Jerusalem then floundered for the next seven centuries, once again cut off from Rome and from Christendom.  Local Christians remained but the city’s church fell into decay.  The Franciscans were granted custody of the holy sites for the Latin Rite of the Catholic Church by virtue of St. Francis of Assisi’ positive encounter with the Egyptian Sultan Malik al-Kamil not long after the Muslims reclaimed the city, a custody which endures to this day.  The Ottoman Empire conquered Jerusalem during the early 16th century and held it for the next four centuries.

The city had shrunk down to a population of 60,000 by the onset of the First World War.  The British Army took Jerusalem on December 8, 1917 and opened a new era in the city’s history.  Christian pilgrims flocked back to the city for the first time since the Crusades, and new basilicas and monasteries were once again built where the ancient ones had fallen into ruin to commemorate the holy places but the British hold was short lived.  The increase in Jewish immigration as a result of the Zionist ideology and the resulting conflict with the local Arabs made the situation untenable for the British after the carnage of the Second World War.  They then left Palestine to the warring Jews and Arabs in 1948.  The city was then divided into west and east between the new State of Israel and the Hashemite Kingdom of Jordan.  The Israeli army conquered the eastern half of the city in 1967 and reunited it under Jewish control.  The city of Jerusalem, owing to the enthusiasm of the Zionists for their ancient capital, is now more developed and a greater metropolis than it has ever been in its history but its Christian population is rapidly shrinking.  The Christian population are mostly Arab Palestinians who are hostile to the Jewish masters of the city and therefore suffer from a want of favor among the local governing authorities and being caught somewhat in the middle of an increasingly fanatical Muslim-Jewish religious conflict.

There are several Patriarchs of Jerusalem at present to serve the diminishing Christian population and protect the holy sites but they find themselves often in conflict with one another due to ancient theological and current political conflicts.  The Armenians and the Greek Orthodox have a very strong presence in the holy city due to their historical proximity to the place.  The Latin Patriarchate was lost after the failure of the Crusades but reinstated in 1847.  The current Latin Patriarch of Jerusalem is Fouad Twal appointed in 2008.

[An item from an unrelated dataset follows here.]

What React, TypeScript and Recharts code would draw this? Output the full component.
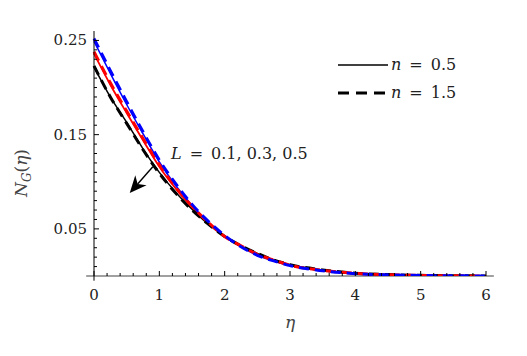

Do not forget Jerusalem.  Offer the Glorious Mysteries of the Rosary on Wednesday for the See of Jerusalem, for its liberty and its salvation and the restoration of its ancient position as a pillar of the one, holy, catholic, and apostolic Church in communion with the See of Peter in Rome and for the conversion of the Jewish people and the conversion of the Muslim peoples.  Pray that the birthplace of the Church will once again become a pillar of the Church.